Anthony Blinken, the US Secretary of State, announced the decision on February 5, insisting in a public statement that the misuse of commercial spyware has been linked to “arbitrary detentions, forced disappearances and extrajudicial killings in the most egregious of cases.”

This move could affect some US allies, including Israel, India, and Jordan, all of which have been involved in selling or buying spyware.

This new policy reinforces US President Joe Biden’s stance on curbing the spyware industry.

In 2021, the Biden administration placed Israeli-based NSO Group, developer of the infamous Pegasus spyware, on a commerce department blacklist and issued an executive order prohibiting the US government’s own use of commercial spyware.

Read more: NSO Group's Recent Difficulties Could Shape the Future of the Spyware Industry

Media reports suggest that the controversial Israeli company is plotting a come-back by lobbying US and European politicians to promote its tool’s usefulness in Israel’s fight against Hamas.

On February 1, a joint forensic investigation by NGO Access Now, the University of Toronto’s Citizen Lab and local partners, revealed that at least 35 individuals in Jordan have been targeted with Israeli firm NSO Group’s Pegasus spyware.

Google Provides Technical Deep Dive Into the Spyware Landscape

In a new report published on February 6, Google’s Threat Analysis Group (TAG) provided a comprehensive overview of the commercial spyware vendor landscape.
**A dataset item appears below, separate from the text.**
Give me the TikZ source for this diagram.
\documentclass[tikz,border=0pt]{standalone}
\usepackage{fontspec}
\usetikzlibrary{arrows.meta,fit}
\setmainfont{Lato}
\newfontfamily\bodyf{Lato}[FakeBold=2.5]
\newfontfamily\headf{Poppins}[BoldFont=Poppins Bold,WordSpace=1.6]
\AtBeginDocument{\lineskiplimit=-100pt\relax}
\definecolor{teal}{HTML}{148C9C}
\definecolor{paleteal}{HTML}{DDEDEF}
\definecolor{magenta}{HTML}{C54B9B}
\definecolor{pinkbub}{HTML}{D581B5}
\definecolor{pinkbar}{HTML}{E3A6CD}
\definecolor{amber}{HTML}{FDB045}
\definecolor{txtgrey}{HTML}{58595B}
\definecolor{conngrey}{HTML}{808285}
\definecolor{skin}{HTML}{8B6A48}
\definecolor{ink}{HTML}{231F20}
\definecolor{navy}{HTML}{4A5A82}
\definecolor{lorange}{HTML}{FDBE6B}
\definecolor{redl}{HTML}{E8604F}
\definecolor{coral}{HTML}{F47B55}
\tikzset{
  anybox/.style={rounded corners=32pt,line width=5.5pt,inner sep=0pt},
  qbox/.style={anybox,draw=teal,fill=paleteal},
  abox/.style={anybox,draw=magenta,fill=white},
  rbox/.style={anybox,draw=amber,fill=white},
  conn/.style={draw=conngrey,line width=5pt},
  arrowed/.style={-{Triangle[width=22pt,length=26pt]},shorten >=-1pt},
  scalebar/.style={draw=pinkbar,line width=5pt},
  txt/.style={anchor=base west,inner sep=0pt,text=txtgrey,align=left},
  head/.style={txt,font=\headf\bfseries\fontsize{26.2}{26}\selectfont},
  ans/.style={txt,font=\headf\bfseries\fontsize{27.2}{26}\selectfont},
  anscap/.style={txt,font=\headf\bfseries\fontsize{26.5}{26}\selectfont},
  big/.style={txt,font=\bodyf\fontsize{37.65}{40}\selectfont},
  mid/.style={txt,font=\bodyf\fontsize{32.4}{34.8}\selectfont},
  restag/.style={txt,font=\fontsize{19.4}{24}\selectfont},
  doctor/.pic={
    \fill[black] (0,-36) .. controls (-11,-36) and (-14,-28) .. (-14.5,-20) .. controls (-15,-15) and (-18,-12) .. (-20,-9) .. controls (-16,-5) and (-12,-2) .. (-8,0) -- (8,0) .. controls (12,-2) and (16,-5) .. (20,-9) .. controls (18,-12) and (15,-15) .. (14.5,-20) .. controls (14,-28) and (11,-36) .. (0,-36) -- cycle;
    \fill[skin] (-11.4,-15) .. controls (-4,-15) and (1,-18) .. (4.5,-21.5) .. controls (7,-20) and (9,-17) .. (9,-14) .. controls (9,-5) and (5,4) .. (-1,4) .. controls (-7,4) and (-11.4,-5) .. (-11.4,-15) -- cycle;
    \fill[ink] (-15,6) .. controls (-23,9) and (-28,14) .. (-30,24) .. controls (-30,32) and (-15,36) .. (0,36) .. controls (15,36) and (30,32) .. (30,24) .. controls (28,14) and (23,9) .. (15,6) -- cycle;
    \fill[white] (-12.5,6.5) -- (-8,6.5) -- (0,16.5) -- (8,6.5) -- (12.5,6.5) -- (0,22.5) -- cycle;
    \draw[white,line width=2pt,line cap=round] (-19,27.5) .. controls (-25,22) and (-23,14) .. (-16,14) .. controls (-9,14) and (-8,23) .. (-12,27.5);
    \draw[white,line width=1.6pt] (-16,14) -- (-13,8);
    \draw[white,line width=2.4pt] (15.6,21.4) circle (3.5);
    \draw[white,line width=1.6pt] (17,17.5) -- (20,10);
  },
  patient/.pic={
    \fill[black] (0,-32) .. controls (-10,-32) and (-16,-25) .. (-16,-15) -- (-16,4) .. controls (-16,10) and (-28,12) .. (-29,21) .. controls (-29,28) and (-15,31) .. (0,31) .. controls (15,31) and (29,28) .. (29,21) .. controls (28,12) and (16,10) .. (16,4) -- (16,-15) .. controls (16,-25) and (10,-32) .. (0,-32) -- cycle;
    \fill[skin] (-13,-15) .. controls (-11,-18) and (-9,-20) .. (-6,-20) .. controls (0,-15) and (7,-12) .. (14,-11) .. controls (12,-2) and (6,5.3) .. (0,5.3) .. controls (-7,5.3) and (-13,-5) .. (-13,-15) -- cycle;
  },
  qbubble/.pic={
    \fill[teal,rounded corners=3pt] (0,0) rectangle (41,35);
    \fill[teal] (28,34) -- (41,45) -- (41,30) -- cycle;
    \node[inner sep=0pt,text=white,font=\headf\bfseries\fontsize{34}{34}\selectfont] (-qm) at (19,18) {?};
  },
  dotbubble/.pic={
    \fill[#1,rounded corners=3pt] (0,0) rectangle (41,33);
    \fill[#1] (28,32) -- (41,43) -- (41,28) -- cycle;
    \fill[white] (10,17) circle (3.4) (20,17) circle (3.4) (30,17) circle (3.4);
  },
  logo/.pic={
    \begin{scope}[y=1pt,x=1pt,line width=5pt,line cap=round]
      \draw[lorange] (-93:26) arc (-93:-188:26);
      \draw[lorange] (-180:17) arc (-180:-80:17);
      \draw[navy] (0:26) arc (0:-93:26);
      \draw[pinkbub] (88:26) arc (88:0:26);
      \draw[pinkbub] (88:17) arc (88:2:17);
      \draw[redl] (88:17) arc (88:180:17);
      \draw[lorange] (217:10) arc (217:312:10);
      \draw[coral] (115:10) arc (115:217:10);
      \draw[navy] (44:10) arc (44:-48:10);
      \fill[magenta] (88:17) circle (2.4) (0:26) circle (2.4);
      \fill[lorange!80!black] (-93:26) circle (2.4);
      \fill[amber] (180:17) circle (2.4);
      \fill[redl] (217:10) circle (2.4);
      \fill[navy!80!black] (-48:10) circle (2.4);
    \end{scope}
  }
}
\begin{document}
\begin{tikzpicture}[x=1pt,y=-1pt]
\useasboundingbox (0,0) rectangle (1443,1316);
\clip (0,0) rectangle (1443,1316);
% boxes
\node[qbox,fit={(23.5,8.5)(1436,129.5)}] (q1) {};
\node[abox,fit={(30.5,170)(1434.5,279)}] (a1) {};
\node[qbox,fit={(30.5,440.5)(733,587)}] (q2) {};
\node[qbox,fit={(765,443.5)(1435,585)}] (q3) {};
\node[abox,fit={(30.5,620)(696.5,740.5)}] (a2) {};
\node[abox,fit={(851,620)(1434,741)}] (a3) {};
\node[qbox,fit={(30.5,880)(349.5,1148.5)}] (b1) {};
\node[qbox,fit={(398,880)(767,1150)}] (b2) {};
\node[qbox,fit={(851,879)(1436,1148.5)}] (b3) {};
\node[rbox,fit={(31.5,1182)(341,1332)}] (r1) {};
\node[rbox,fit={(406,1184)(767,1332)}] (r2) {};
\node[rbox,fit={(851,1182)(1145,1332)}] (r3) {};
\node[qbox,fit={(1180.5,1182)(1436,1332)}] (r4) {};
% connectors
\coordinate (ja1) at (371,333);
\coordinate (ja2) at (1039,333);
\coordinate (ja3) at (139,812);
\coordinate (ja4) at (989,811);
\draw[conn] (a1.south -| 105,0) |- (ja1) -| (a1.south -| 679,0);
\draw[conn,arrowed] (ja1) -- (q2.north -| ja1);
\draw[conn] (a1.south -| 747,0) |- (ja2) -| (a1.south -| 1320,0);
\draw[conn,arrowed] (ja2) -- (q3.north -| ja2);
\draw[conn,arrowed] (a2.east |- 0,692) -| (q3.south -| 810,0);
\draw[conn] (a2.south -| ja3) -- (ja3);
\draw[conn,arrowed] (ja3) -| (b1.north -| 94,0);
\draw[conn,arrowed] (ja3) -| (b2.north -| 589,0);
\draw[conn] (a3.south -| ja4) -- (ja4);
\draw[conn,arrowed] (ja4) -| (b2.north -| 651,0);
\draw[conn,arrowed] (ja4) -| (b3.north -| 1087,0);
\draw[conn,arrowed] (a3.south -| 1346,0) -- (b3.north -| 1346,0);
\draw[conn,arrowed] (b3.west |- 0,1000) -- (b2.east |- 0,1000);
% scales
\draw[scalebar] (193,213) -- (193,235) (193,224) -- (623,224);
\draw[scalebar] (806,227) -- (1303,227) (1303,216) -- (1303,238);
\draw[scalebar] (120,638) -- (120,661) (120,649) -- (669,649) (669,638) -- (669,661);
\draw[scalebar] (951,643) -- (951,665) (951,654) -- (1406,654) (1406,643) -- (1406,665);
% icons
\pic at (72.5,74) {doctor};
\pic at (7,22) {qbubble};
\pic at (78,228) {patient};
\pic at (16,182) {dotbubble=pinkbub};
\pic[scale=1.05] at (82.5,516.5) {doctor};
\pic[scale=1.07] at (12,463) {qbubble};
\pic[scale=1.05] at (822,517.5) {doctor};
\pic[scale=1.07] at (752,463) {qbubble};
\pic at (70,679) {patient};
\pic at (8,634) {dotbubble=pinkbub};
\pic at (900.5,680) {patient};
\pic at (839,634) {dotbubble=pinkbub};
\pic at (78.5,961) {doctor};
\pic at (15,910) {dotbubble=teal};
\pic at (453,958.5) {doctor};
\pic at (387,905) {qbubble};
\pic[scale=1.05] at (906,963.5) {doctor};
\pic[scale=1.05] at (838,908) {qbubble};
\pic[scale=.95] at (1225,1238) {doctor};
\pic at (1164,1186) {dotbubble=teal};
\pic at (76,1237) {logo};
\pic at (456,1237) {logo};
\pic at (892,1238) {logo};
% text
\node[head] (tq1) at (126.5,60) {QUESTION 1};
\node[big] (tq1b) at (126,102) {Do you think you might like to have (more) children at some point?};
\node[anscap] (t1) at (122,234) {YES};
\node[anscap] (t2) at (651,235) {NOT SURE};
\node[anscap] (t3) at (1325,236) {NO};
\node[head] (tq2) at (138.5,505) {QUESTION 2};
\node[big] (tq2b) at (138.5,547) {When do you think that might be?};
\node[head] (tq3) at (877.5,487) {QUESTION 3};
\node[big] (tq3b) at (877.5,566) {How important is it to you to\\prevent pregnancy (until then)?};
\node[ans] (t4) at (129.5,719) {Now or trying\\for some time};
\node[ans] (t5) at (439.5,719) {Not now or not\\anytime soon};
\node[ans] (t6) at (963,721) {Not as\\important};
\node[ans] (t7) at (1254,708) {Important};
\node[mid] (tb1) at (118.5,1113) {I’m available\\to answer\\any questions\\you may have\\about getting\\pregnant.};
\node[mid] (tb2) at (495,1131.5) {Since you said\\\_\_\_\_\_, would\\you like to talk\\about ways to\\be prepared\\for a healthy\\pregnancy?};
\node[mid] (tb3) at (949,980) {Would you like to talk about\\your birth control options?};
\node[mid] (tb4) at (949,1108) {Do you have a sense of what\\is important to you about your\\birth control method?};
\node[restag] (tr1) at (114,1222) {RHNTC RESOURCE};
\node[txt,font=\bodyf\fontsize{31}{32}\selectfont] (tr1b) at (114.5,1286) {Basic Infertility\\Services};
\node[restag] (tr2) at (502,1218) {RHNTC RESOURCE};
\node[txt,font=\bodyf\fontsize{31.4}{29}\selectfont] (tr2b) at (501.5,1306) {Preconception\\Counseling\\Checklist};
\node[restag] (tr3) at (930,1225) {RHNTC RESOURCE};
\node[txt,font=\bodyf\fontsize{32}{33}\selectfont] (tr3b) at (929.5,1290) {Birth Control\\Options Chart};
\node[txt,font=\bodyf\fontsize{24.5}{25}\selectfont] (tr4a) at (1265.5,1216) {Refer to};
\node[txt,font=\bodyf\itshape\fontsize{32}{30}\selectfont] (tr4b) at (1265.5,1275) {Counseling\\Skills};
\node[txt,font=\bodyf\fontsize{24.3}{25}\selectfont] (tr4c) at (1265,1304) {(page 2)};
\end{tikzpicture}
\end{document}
It also analyzed some of the techniques used by these tools, including compromising Google products.

Its findings include:

  • There are dozens of smaller spyware vendors that have been overlooked or did not get the media coverage that the likes of NSO Group or Intellexa did
  • Other essential parts of the spyware exploitation supply chain also get overlooked, although they play significant roles in the development of spyware
  • The private sector is now responsible for a significant portion of the most sophisticated spyware tools, with 35 out of 72 zero-days found as actively exploited in the wild by Google TAG since 2014 coming from commercial vendors

This latter trend is likely growing, with 20 out of 25 zero-days discovered by Google attributed to the private sector in the year 2023 alone.

Google also found that the private sector is behind half of known zero-day exploits targeting Google products and Android ecosystem devices. Of the 72 known in-the-wild zero-day exploits affecting Google products.

“This is a lower bounds estimate, as it reflects only known zero-day exploits where we have high confidence in attribution. The actual number of zero-days developed by CSVs is almost certainly higher, including zero-days targeting Google products,” Google TAG wrote.

“We hope this report will serve as a call to action. As long as there is a demand from governments to buy commercial surveillance technology, commercial spyware vendors will continue to develop and sell spyware. We believe it is time for government, industry and civil society to come together to change the incentive structure which has allowed these technologies to spread so widely.”